== EXERCISE PROMPT ==
Take the lines of the data below from the very first through the line containing "titulo = 'Quantidade" and output them exactly, pictures excluded.

== SUPPLIED DATA ==
* * * *
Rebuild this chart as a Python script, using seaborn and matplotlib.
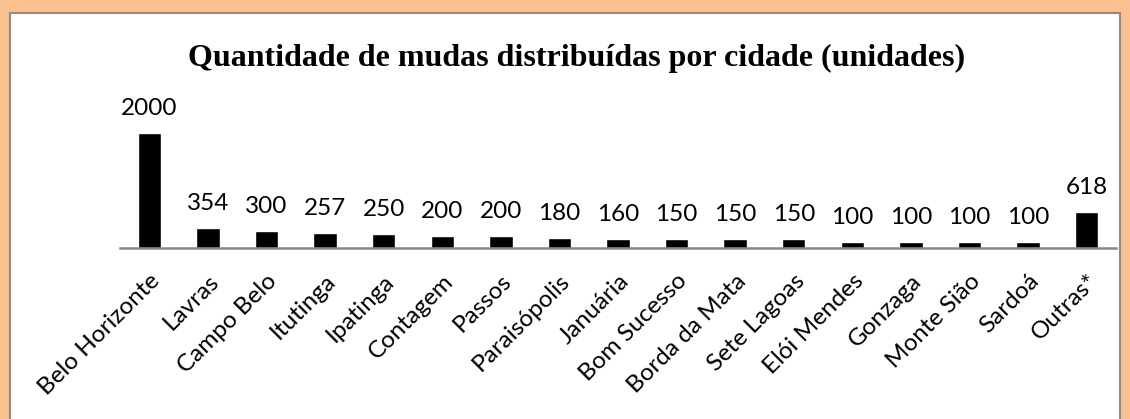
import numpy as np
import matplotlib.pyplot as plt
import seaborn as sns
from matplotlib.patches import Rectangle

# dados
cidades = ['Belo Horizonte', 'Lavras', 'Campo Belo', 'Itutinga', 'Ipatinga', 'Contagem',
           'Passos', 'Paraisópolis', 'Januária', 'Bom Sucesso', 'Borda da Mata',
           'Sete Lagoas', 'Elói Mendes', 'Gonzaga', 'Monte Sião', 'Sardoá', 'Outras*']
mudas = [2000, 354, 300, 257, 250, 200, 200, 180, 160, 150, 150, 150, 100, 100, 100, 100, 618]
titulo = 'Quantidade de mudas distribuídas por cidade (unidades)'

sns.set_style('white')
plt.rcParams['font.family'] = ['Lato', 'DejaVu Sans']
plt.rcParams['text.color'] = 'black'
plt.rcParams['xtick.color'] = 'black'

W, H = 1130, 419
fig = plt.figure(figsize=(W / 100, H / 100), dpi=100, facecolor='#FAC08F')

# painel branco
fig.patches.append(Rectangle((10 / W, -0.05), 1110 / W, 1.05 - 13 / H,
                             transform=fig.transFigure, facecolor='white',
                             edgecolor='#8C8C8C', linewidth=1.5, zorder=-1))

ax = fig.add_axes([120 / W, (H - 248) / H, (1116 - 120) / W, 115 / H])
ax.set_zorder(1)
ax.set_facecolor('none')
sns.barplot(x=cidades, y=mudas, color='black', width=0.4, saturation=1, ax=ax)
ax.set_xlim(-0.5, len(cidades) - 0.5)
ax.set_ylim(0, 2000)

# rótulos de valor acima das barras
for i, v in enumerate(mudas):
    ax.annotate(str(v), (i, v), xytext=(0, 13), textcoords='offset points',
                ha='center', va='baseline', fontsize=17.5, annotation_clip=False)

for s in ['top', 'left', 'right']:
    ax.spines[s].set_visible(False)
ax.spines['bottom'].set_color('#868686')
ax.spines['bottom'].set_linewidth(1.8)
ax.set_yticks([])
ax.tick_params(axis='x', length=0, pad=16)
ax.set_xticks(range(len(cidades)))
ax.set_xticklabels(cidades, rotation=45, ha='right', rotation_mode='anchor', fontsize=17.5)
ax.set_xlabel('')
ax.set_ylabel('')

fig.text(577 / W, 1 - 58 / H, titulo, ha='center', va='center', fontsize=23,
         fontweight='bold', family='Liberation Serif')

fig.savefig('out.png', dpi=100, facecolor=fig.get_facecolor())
* * * *
== EXERCISE RESPONSE ==
Rebuild this chart as a Python script, using seaborn and matplotlib.
import numpy as np
import matplotlib.pyplot as plt
import seaborn as sns
from matplotlib.patches import Rectangle

# dados
cidades = ['Belo Horizonte', 'Lavras', 'Campo Belo', 'Itutinga', 'Ipatinga', 'Contagem',
           'Passos', 'Paraisópolis', 'Januária', 'Bom Sucesso', 'Borda da Mata',
           'Sete Lagoas', 'Elói Mendes', 'Gonzaga', 'Monte Sião', 'Sardoá', 'Outras*']
mudas = [2000, 354, 300, 257, 250, 200, 200, 180, 160, 150, 150, 150, 100, 100, 100, 100, 618]
titulo = 'Quantidade de mudas distribuídas por cidade (unidades)'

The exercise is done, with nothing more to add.